Dominika Alexa Dominika Alexa

Sustainability Renaissance: embracing strong sustainability in the 21st century and leaving the weak sustainability in the past.

“Sustainability” is everywhere, on labels, in policies, in promises. But what if the word we trust to guide our future has quietly lost its meaning?

We are told we are progressing, yet the evidence tells another story. We have crossed multiple planetary limits, consume far beyond what Earth can regenerate, and still call it “development.” The problem isn’t just failure, it’s confusion. Sustainability has been diluted into something comfortable, measurable, and marketable.

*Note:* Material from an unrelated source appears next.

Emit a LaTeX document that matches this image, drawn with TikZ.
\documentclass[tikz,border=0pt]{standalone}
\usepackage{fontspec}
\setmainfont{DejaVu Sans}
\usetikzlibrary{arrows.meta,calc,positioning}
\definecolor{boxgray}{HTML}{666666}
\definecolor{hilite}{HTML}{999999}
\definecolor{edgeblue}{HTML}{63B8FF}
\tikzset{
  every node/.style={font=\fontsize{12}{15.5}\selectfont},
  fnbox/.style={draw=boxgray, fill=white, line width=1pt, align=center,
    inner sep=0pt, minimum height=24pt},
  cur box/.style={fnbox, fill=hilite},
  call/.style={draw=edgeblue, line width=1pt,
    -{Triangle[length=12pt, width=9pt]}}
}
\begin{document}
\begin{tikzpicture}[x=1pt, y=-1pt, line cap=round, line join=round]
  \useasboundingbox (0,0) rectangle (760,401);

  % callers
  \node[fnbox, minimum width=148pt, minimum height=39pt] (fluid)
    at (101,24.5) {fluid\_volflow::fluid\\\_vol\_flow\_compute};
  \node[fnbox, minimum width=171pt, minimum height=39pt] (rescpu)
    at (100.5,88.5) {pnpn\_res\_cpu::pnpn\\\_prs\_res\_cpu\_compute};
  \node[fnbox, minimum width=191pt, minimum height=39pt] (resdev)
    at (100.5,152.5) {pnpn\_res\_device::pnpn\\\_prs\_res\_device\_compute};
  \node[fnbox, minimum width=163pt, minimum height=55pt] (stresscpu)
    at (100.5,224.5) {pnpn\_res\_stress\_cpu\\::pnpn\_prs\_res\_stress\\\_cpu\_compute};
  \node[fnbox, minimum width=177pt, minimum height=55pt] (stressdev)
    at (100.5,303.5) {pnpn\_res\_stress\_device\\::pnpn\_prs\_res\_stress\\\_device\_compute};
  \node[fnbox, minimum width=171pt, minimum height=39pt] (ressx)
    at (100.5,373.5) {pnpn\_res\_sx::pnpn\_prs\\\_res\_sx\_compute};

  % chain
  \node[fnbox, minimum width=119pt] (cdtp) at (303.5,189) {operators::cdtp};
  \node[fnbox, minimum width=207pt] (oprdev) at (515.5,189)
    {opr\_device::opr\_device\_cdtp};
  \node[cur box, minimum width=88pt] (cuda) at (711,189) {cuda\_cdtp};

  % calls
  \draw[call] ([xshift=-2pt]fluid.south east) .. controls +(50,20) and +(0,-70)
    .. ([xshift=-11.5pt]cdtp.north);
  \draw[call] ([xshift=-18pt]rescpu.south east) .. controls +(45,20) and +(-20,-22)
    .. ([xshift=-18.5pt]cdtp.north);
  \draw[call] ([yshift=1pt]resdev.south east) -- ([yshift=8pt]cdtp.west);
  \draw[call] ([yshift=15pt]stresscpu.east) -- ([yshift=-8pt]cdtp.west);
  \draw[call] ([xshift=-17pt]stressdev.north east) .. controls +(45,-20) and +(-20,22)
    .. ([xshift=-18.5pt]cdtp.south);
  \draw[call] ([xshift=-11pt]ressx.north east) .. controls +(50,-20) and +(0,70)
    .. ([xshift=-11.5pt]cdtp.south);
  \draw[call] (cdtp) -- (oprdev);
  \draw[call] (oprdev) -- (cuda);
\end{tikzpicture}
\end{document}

At the heart of this confusion lies a quiet divide: weak vs. strong sustainability. One assumes we can replace nature with technology, that losses can be offset, that growth will save us. The other recognizes a harder truth, nature is not interchangeable. Some losses are irreversible. Some boundaries cannot be negotiated.

A forest is not just timber. It is climate regulation, biodiversity, culture, and life itself. When we reduce it to a resource, we don’t just simplify reality, we distort it.

This is where a Sustainability Renaissance begins. Not in better metrics or greener products, but in redefining what sustainability truly demands: respecting limits, restoring systems, and embracing complexity.

Because sustainability is not about doing “less harm.”
It is about learning how to live well, within the means of a living planet.